SEATTLE — Hundreds of thousands of small planes still use fuel that contains lead, a brain-damaging substance that has been banned from paint and other products, a radio station has reported Monday.
The aviation fuel known as “avgas” accounts for less than 1 percent of the nation’s liquid fuel use, but enough piston and engine planes use it to belch out half of all the lead going into the nation’s air, public radio station KUOW (94.9 FM) in Seattle reported.
The most commonly used jet fuel doesn’t contain lead.
America’s air contains a lot less lead than before the 1980s, but new research has found lead to be harmful at much lower levels than previously thought, and it’s mostly harmful to children, the station reported.
“Living close to an airport can increase your blood lead level anywhere from 2 to 4 percent. That’s small. But we’re getting more and more evidence that indicates even very small amounts of lead is bad,” said Marie Lynn Miranda, an environmental health scientist and a dean at the University of Michigan who has examined the lead exposure of children living within a kilometer of airports in North Carolina.

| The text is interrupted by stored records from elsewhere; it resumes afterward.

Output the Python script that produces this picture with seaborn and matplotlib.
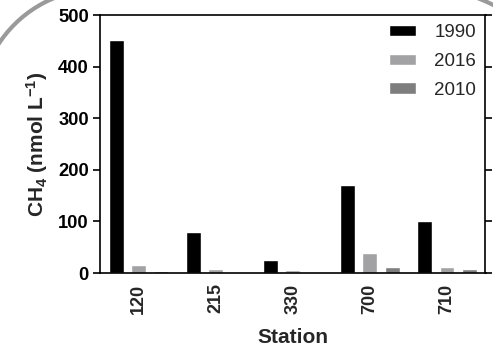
import matplotlib
matplotlib.use('Agg')
import matplotlib.pyplot as plt
import matplotlib.transforms as mtransforms
from matplotlib.patches import Arc
import seaborn as sns
import pandas as pd

stations = ['120', '215', '330', '700', '710']
years = ['1990', '2016', '2010']
ch4_1990 = [452, 79, 25, 170, 101]
ch4_2016 = [16, 7, 6, 39, 12]
ch4_2010 = [4, 0, 0, 12, 7]
colors = ['#000000', '#a2a2a5', '#7e7e7e']
yticks = [0, 100, 200, 300, 400, 500]

rows = []
for yr, vals in zip(years, [ch4_1990, ch4_2016, ch4_2010]):
    for st, v in zip(stations, vals):
        rows.append({'Station': st, 'Year': yr, 'CH4': v})
df = pd.DataFrame(rows)

sns.set_style('ticks')
plt.rcParams['font.family'] = ['Liberation Sans', 'DejaVu Sans']
plt.rcParams['mathtext.fontset'] = 'custom'
plt.rcParams['mathtext.rm'] = 'Liberation Sans'
plt.rcParams['mathtext.bf'] = 'Liberation Sans:bold'
plt.rcParams['mathtext.default'] = 'bf'

fig = plt.figure(figsize=(4.93, 3.52), dpi=100)
ax = fig.add_axes([100 / 493, 1 - 273 / 352, 385.5 / 493, 258 / 352])

sns.barplot(data=df, x='Station', y='CH4', hue='Year', order=stations,
            hue_order=years, palette=colors, width=0.87, gap=0.34,
            saturation=1, errorbar=None, ax=ax)

ax.set_ylim(0, 500)
ax.set_xlim(-0.5, len(stations) - 0.5)
ax.set_yticks(yticks)
ax.set_yticklabels([str(t) for t in yticks], fontsize=13.2, fontweight='bold')
ax.set_xticks(range(len(stations)))
ax.set_xticklabels(stations, rotation=90, fontsize=13, fontweight='bold')
ax.tick_params(axis='x', length=0, pad=7.5)
ax.tick_params(axis='y', right=True, direction='out', length=5, width=1.2,
               pad=3, colors='black')
for s in ax.spines.values():
    s.set_visible(True)
    s.set_linewidth(1.2)
    s.set_color('black')

ax.set_xlabel('Station', fontsize=15, fontweight='bold', labelpad=10)
ax.set_ylabel('CH$_4$ (nmol L$^{-1}$)', fontsize=15, fontweight='bold', labelpad=6)

leg = ax.legend(loc='upper right', frameon=False, fontsize=13.5,
                handlelength=1.45, handleheight=0.55, handletextpad=0.95,
                labelspacing=0.62, borderaxespad=0.2, borderpad=0.3)

ident = mtransforms.IdentityTransform()
fig.add_artist(Arc((100, 352 - 110), 242, 242, theta1=90, theta2=200,
                   transform=ident, color='#9a9a9a', lw=3))
fig.add_artist(Arc((420, 352 - 150), 325, 325, theta1=0, theta2=90,
                   transform=ident, color='#9a9a9a', lw=3))

fig.savefig('out.png', dpi=100)
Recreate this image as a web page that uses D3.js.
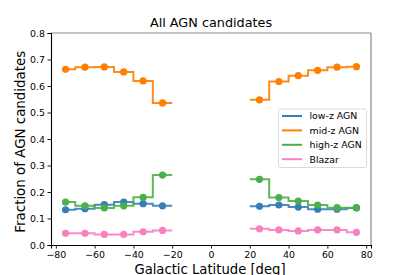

Miranda said lead from crumbling paint in old buildings remains a much bigger threat to children’s health.
“But the reality is that exposure to aviation gasoline contributes to children’s exposure to lead, something that we have known for a very, very long time is bad for children,” she added.
Monitoring of airborne lead in the Puget Sound region ended in 1999, a year after a lead smelter on Seattle’s Harbor Island shut down. The Puget Sound Clean Air Agency says “airborne lead is no longer a public health concern in the Puget Sound region,” KUOW reported.
In recent months, the EPA has started a pilot project to monitor airborne lead at 15 airports, including two in the Northwest — Harvey Field in Snohomish and Auburn Municipal Airport south of Seattle.
Avgas represents “a very small proportion of our fuel usage here at the airport,” said Gary Molyneaux, Boeing Field’s head planner. The airport is concerned and watching lead emissions, he said, but added that there’s not enough data to understand it.
Washington state ranks fifth in the country for lead emissions from airplanes, and per person, all the Northwest states use more avgas than the national average, the station reported.
At Kenmore Air Harbor on Lake Washington, half of Kenmore’s business depends on plans that burn leaded fuel, said Rob Richey, Kenmore Air’s maintenance director.
“Honestly, if leaded fuel without an alternative is removed, our industry will be dead,” he said. “If a fuel could be developed that was lead-free, it’s fine with us. But because our market is so small, whether the big refiners go to the trouble to make it, that’s the big question.”